= Set problem =
Search the listing below for the string "React" and show each line that contains it.

= Provided material =

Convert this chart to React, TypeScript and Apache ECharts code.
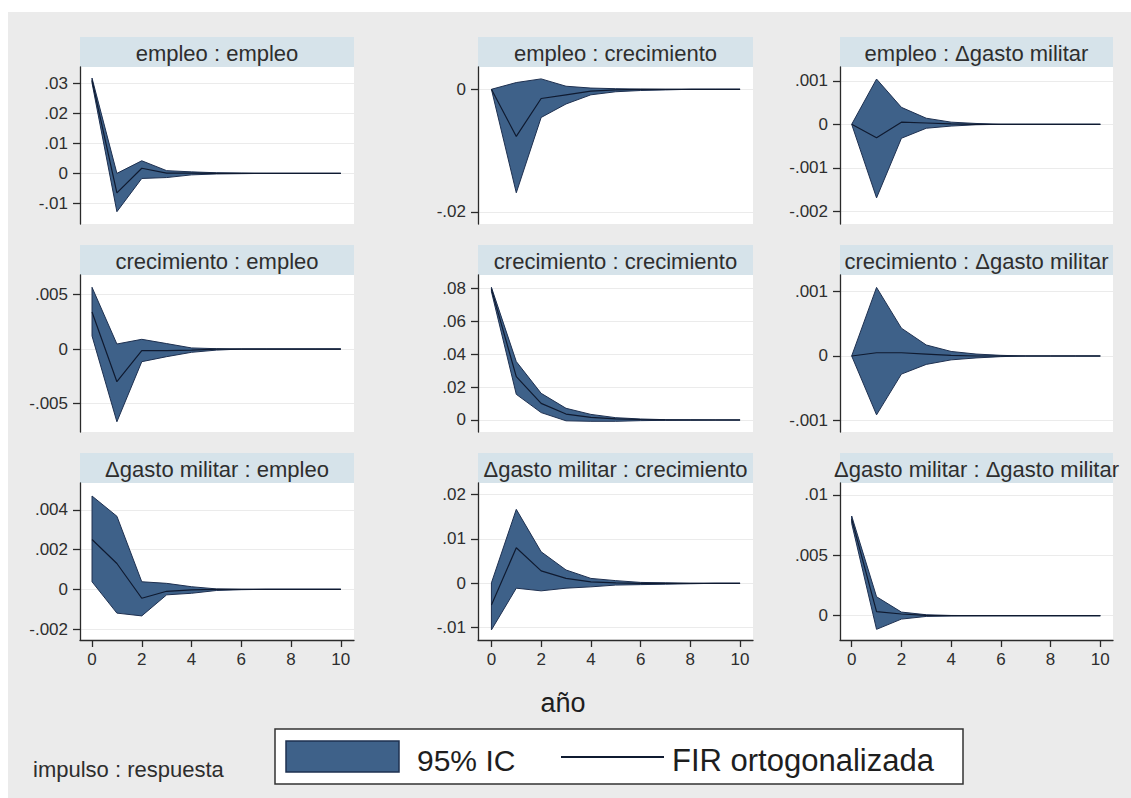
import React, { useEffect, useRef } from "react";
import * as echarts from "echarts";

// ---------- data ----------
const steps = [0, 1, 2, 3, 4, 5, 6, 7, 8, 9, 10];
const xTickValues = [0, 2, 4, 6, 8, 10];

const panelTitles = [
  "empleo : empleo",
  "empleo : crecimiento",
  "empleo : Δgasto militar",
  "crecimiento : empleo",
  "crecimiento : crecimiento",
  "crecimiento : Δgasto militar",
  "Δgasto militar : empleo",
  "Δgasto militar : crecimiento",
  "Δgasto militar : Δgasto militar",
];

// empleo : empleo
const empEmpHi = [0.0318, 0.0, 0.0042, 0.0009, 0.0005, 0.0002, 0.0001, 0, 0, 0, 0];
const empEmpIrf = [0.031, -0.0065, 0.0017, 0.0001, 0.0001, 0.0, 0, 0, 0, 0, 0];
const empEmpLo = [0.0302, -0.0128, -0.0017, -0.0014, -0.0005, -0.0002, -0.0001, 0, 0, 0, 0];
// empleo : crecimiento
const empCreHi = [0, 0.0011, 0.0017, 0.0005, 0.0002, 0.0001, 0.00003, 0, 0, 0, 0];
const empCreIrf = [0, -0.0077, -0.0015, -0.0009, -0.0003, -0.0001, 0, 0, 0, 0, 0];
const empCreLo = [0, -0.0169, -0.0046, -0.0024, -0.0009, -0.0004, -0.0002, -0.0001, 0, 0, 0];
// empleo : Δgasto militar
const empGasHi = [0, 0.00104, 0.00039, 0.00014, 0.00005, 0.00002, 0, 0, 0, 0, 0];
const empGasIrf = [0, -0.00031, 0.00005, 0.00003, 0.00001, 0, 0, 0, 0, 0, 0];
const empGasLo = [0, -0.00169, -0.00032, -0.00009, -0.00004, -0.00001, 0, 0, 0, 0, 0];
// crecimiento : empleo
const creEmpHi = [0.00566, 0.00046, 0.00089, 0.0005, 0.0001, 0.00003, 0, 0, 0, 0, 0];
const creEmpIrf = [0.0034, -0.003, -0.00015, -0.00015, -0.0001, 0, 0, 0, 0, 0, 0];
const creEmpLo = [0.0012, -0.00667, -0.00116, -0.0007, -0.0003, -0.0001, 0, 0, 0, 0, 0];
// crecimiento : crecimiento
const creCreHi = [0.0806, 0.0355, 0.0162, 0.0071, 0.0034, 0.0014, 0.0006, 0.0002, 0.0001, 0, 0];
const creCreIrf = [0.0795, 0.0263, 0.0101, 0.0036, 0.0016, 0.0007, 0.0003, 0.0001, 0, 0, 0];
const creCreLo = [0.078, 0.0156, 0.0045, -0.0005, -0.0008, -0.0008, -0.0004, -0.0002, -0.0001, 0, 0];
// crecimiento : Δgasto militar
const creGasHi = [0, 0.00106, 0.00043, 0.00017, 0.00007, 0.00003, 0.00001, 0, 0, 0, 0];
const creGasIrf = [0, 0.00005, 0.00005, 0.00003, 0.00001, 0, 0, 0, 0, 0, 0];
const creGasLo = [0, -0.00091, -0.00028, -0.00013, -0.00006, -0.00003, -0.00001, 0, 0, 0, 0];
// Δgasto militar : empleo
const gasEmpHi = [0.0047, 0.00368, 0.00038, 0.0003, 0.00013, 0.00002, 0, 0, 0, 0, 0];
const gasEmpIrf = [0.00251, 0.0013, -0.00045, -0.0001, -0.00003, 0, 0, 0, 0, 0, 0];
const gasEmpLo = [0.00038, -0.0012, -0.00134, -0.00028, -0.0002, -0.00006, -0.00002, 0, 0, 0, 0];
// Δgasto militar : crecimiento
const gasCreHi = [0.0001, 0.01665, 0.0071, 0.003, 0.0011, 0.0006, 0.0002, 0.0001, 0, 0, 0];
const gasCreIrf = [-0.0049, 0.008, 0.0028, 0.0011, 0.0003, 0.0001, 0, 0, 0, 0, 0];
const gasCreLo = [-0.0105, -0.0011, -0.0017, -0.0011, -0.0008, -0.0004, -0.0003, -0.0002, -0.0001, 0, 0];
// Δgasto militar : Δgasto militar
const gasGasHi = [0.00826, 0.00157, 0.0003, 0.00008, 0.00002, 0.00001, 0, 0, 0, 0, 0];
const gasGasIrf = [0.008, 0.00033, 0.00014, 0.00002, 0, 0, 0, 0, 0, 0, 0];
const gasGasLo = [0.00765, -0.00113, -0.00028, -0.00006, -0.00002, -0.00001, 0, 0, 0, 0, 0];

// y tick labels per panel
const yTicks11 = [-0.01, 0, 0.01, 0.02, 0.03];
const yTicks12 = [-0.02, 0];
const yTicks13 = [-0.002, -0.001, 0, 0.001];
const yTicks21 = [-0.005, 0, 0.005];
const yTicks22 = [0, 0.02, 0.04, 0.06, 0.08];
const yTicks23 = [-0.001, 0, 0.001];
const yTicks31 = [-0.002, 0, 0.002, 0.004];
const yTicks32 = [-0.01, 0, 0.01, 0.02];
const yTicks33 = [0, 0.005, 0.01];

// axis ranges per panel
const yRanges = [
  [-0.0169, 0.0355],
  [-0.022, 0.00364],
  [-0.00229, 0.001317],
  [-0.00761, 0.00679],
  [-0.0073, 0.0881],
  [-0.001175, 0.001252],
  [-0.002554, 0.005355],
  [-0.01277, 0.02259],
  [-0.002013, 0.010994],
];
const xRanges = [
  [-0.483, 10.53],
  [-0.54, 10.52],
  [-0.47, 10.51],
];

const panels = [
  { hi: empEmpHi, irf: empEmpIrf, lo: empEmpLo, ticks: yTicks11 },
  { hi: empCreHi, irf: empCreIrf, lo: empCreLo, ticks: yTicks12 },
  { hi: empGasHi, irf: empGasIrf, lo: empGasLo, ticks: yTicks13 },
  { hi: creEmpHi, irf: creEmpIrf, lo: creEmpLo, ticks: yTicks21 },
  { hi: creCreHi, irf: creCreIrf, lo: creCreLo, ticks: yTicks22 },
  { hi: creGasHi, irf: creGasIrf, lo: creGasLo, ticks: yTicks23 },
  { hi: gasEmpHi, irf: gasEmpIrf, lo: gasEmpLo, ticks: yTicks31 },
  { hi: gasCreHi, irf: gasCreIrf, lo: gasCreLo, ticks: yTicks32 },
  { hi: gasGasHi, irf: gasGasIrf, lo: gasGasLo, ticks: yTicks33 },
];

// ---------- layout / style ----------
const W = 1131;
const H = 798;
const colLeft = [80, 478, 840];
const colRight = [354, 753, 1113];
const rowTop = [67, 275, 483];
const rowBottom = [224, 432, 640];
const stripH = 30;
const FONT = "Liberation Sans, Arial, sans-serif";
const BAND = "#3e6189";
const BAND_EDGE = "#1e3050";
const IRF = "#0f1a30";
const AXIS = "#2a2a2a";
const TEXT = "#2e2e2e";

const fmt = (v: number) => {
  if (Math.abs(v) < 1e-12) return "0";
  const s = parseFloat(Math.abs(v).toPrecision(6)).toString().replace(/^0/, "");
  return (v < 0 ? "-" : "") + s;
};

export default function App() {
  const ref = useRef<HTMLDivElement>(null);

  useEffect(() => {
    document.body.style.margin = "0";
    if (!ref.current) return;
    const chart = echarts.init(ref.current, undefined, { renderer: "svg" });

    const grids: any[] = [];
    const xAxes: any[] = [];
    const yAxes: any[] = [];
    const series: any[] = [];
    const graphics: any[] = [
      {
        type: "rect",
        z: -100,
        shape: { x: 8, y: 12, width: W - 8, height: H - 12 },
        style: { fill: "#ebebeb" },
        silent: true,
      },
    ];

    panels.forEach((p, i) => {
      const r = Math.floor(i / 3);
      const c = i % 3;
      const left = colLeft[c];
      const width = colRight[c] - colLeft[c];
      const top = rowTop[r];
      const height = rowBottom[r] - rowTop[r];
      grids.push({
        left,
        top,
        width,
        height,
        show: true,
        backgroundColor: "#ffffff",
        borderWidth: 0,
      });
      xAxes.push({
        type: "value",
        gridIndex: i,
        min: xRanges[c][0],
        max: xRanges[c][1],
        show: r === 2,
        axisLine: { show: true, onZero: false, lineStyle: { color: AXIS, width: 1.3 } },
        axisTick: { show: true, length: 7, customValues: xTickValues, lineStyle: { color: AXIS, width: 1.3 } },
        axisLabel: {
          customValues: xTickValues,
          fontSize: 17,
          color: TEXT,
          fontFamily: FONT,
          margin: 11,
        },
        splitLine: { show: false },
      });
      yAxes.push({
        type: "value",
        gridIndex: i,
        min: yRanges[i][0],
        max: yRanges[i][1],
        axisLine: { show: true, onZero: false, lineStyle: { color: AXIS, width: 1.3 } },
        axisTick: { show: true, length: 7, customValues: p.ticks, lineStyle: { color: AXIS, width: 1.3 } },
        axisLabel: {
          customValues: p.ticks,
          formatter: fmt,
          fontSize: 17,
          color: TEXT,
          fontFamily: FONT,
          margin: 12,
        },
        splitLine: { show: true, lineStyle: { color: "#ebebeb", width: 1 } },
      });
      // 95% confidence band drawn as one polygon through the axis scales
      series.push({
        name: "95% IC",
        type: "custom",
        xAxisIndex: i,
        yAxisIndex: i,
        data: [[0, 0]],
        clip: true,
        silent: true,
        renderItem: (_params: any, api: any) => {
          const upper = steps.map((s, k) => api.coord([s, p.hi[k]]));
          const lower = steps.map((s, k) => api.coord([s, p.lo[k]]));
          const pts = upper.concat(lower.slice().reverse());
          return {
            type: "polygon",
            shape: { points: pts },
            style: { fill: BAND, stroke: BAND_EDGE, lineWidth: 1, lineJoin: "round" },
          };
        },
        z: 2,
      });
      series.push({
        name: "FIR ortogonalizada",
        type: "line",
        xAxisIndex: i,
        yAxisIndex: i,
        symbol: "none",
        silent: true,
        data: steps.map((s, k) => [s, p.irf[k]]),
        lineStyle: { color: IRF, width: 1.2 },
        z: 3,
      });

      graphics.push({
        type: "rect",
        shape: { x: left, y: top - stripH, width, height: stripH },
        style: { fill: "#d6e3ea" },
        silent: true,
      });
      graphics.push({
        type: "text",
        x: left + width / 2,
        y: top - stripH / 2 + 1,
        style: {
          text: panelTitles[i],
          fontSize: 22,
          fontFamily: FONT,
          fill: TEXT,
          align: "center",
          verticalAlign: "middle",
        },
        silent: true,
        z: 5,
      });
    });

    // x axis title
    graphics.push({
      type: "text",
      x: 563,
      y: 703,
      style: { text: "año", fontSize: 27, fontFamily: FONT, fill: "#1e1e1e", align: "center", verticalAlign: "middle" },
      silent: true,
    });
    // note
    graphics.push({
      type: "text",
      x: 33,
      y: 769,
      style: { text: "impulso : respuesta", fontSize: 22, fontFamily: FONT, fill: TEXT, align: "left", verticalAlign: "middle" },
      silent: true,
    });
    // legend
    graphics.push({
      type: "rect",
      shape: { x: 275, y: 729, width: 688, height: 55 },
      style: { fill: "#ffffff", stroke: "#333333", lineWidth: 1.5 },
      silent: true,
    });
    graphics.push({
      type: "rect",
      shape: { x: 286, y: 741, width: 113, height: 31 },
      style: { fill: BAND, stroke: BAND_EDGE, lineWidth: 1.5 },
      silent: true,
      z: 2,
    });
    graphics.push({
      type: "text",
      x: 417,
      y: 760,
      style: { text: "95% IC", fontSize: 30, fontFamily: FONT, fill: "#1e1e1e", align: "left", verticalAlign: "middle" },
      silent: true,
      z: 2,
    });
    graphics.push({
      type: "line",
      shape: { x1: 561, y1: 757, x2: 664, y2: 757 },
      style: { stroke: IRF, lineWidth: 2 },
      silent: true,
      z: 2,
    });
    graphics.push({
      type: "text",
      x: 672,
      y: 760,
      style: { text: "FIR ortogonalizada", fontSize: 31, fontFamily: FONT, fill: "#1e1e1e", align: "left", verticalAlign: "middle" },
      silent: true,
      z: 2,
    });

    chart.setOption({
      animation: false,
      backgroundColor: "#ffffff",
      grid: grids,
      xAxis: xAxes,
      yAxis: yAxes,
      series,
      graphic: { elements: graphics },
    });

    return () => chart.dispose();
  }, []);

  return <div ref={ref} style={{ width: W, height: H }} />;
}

= Answer to the problem =
Convert this chart to React, TypeScript and Apache ECharts code.
import React, { useEffect, useRef } from "react";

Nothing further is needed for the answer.